I do not mean to sound rude about this but if you have not figured it out yet, well then let me break the news to you now, I have passed on.
To paraphrase Monty Python:
'E's a stiff! Bereft of life, 'e rests in peace! If you hadn't nailed 'im to the perch 'e'd be pushing up the daisies!
'Is metabolic processes are now 'istory! 'E's off the twig!
'E's kicked the bucket, 'e's shuffled off 'is mortal coil, run down the curtain and joined the bleedin' choir invisibile!!
This is an EX-David.”

Wait… you did check right?
I had insomnia my whole life so maybe all those missed hours have finally shown up and I am just sleeping? No? Well, crap.

While I lived I made many, many mistakes. I willing go so far as to say more than my share of mistakes. As Billy Joel says “you are only human, you are supposed to make mistakes.” Well I guess I took that to heart.
However, I did 2 things incredibly correct.
My daughter and my son. I guess you could say it is actually 3 things, as I would not have them if I had not married their lovely mother. Without them I would have been less than nothing, it was for them I gave everything.
If it was not for them I am pretty sure I would have spent the majority of my life living under a bridge, making friends with random inanimate objects, arguing with various pigeons and generally scaring the populace. My children mean the absolute world to me and if they can look fondly back at their old man well then that makes me happy. I just hope that I was successful in my life in letting my family know how much I loved them and how much they meant to me.

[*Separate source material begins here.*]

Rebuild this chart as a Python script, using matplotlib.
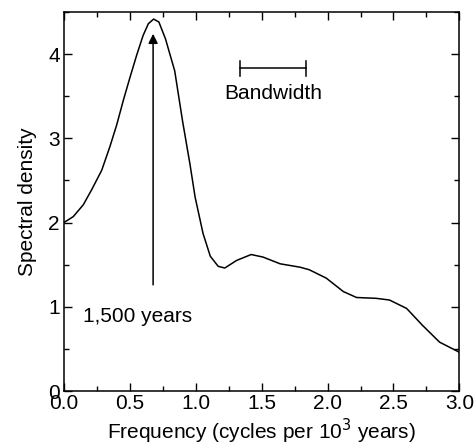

I am not going to tell you I will see you on the other side or save you a seat because I don’t know where I am right now. I am pretty sure it is nowhere very nice. If I were to hazard a guess I would say probably Nebraska.
Nobody likes Nebraska.

I learned in my life, or maybe it was from Star Trek, that when we mourn we mourn for ourselves and not for the person that passed. It is the absence of that person in our lives that makes us sad. The big hunk of meat that is in the pretty box here, that’s not me. That is just the vehicle I drove around in. When it was new off the showroom floor it was a good model. Not that pretty but reliable.
I just beat the heck outta it and really ran it to ground. Dad always said to take care of your vehicle and it will take care of you, I should have listened better but as I said before…mistakes.

Well if there is anything to this whole ghost or afterlife thing I will see what I can do to hang around and see about haunting ya’all as much as possible. So maybe I haven’t really gone anywhere really, just consider it a game of hide and go seek and I am really, really good.
Listen I could go on all day here and bring up stuff like how time doesn’t exist, really, as we just made it up here on earth and existential crap like that. I’ve got all the time in the world now but you all have lives to get back to.
I will just close here and say a few parting words.
Thank you and I love you.
Forgive me. Remember me fondly.
And I hope it is a very long time before I see any of you again.

Now if you will excuse me I am going fishing.





Friday, May 10, 2013

A glitch in the matrix


When I was in high school (back before dirt was invented) I had an interest in mental capacity and all the strange things the mind can do (I still do but I used to as well)
I had read about relaxing the body and projecting the mind so decided to try an experiment.

It was a Monday night and my bedtime and I knew that my best friend Kitch went to bed at the same time so I lay down and did a relaxing technique I had read about. I pictured my limbs breaking off and slowly tumbling into an abyss.


When my body was gone I then pictured a big movie screen and then mentally called out to my friend.
Wanting to keep it simple I pictured the screen colored a basic color
RED
Over and over I thought of this color mentally trying to send it to my friend.
The next day at school I was walking to my locker and saw him. Before any pleasantries could be exchanged I immediately blurted out
“what color?”
He looked at me quizzically and said “what?”
“Just name a color”
You’ve probably guessed by now he said red.
“cool.” I said and walked off without telling him any what or why

Did the same thing that night.
Blue
Next day “Blue
And the next night
Orange
Next day “Black
And the next night
Pink
Next day “Pink

Finally on Friday I let him in on what was going on and that he had been more then randomly accurate.
Kitch then explained that on Wednesday night he had not gone to be till midnight so was still awake when I had tried sending.

I don’t have an ending for this because as far as I am concerned it is still a ongoing project.